Les différents acteurs interrogés reconnaissent que la situation est inquiétante. L’écrivaine Priscille Bansé se dit être inquiète car si cela continue ainsi « la société va être malade. Ce serait une calamité » avec le risque que le taux de prévalence aux VIH/ SIDA augmente.

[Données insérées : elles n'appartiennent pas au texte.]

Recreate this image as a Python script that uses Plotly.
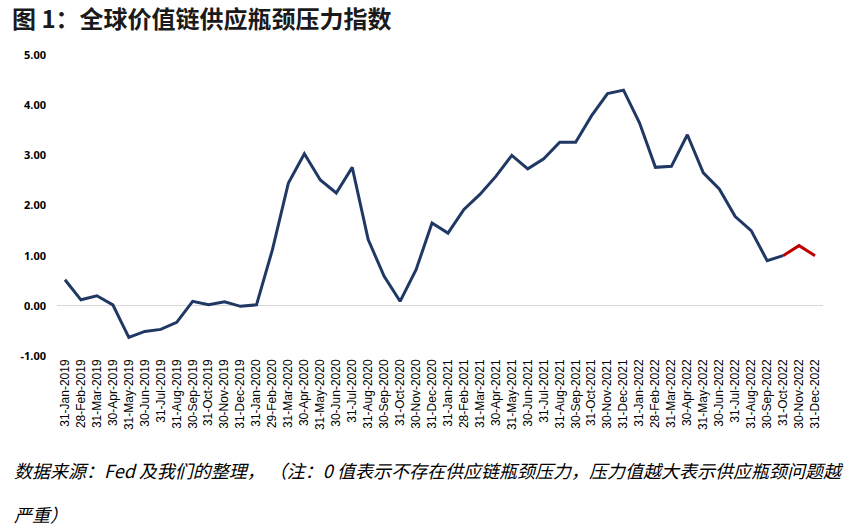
import plotly.graph_objects as go

dates = [
    "31-Jan-2019", "28-Feb-2019", "31-Mar-2019", "30-Apr-2019", "31-May-2019", "30-Jun-2019",
    "31-Jul-2019", "31-Aug-2019", "30-Sep-2019", "31-Oct-2019", "30-Nov-2019", "31-Dec-2019",
    "31-Jan-2020", "29-Feb-2020", "31-Mar-2020", "30-Apr-2020", "31-May-2020", "30-Jun-2020",
    "31-Jul-2020", "31-Aug-2020", "30-Sep-2020", "31-Oct-2020", "30-Nov-2020", "31-Dec-2020",
    "31-Jan-2021", "28-Feb-2021", "31-Mar-2021", "30-Apr-2021", "31-May-2021", "30-Jun-2021",
    "31-Jul-2021", "31-Aug-2021", "30-Sep-2021", "31-Oct-2021", "30-Nov-2021", "31-Dec-2021",
    "31-Jan-2022", "28-Feb-2022", "31-Mar-2022", "30-Apr-2022", "31-May-2022", "30-Jun-2022",
    "31-Jul-2022", "31-Aug-2022", "30-Sep-2022", "31-Oct-2022", "30-Nov-2022", "31-Dec-2022",
]
gscpi = [
    0.52, 0.12, 0.20, 0.02, -0.63, -0.51, -0.47, -0.33, 0.09, 0.02, 0.08, -0.01,
    0.02, 1.12, 2.45, 3.03, 2.51, 2.25, 2.76, 1.32, 0.59, 0.09, 0.72, 1.65,
    1.45, 1.92, 2.22, 2.58, 3.00, 2.73, 2.93, 3.26, 3.26, 3.79, 4.23, 4.30,
    3.65, 2.76, 2.78, 3.41, 2.65, 2.33, 1.78, 1.50, 0.90, 1.00, 1.20, 1.00,
]
highlight_start = "31-Oct-2022"
k = dates.index(highlight_start)

y_ticks = [-1, 0, 1, 2, 3, 4, 5]
y_tick_text = ["-1.00", "0.00", "1.00", "2.00", "3.00", "4.00", "5.00"]

title_text = "图 1：全球价值链供应瓶颈压力指数"
note_line1 = "数据来源：Fed 及我们的整理， （注：0 值表示不存在供应链瓶颈压力，压力值越大表示供应瓶颈问题越"
note_line2 = "严重）"

fig = go.Figure()
fig.add_trace(go.Scatter(
    x=dates[:k + 1], y=gscpi[:k + 1], mode="lines",
    line=dict(color="#203864", width=3), showlegend=False,
))
fig.add_trace(go.Scatter(
    x=dates[k:], y=gscpi[k:], mode="lines",
    line=dict(color="#C00000", width=3), showlegend=False,
))

W, H = 845, 532
L, R, T, B = 57, 22, 55, 176
pw, ph = W - L - R, H - T - B


def px(x):
    return (x - L) / pw


def py(y):
    return (H - B - y) / ph


fig.update_layout(
    width=W, height=H,
    margin=dict(l=L, r=R, t=T, b=B),
    paper_bgcolor="white", plot_bgcolor="white",
    title=dict(
        text="<b>" + title_text + "</b>",
        font=dict(family="Noto Sans CJK SC", size=24, color="#1a1a1a"),
        xref="container", yref="container",
        x=12 / W, xanchor="left", y=1 - 20 / H, yanchor="middle",
    ),
    xaxis=dict(
        type="category", categoryorder="array", categoryarray=dates,
        range=[-0.5, len(dates) - 0.5],
        tickangle=-90, showgrid=False, showline=False, zeroline=False,
        ticks="", tickfont=dict(family="Liberation Sans", size=12, color="#000000"),
    ),
    yaxis=dict(
        range=[-1, 5], tickvals=y_ticks, ticktext=y_tick_text,
        showgrid=False, showline=False,
        zeroline=True, zerolinecolor="#d9d9d9", zerolinewidth=1,
        ticks="", ticklabelstandoff=10,
        tickfont=dict(family="Noto Sans", size=11, color="#000000", weight="bold"),
    ),
    annotations=[
        dict(text="<i>" + note_line1 + "</i>", xref="paper", yref="paper",
             x=px(12), y=py(470), xanchor="left", yanchor="middle", showarrow=False,
             font=dict(family="Noto Sans CJK SC", size=18, color="#000000")),
        dict(text="<i>" + note_line2 + "</i>", xref="paper", yref="paper",
             x=px(12), y=py(514), xanchor="left", yanchor="middle", showarrow=False,
             font=dict(family="Noto Sans CJK SC", size=18, color="#000000")),
    ],
)

fig.write_html(
    "out.html",
    config={"displayModeBar": False},
    post_script="document.body.style.margin='0';document.body.style.overflow='hidden';",
)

Pour résoudre ce problème, les pistes de solutions ne manquent pas. Le psychologue Romuald Kaboré invite les parents à développer une mutuelle confiance entre les adolescents et eux-mêmes en instaurant une communication franche. Fatmata Bancé estime que la solution n’est plus la restriction de la télévision ou de l’Internet : « Il faut être franc avec nos enfants. Les transformer en copines et copains pour les amener à s’ouvrir à nous et leur montrer le bon côté de l’Internet et le danger qu’ils encourent ». Priscille Bansé raconte que, de nos jours, les jeunes filles ont plus peur de la grossesse que des maladies sexuellement transmissibles : « Il y a des jeunes filles qui prennent les pilules du lendemain. On a peur de la grossesse mais pas de la maladie », relate-t-elle tristement avant de proposer l’instauration d’une éducation complète à la sexualité dans les écoles et ce, dans toute l’Afrique de l’Ouest. « Il est temps de briser le tabou », recommande-t-elle.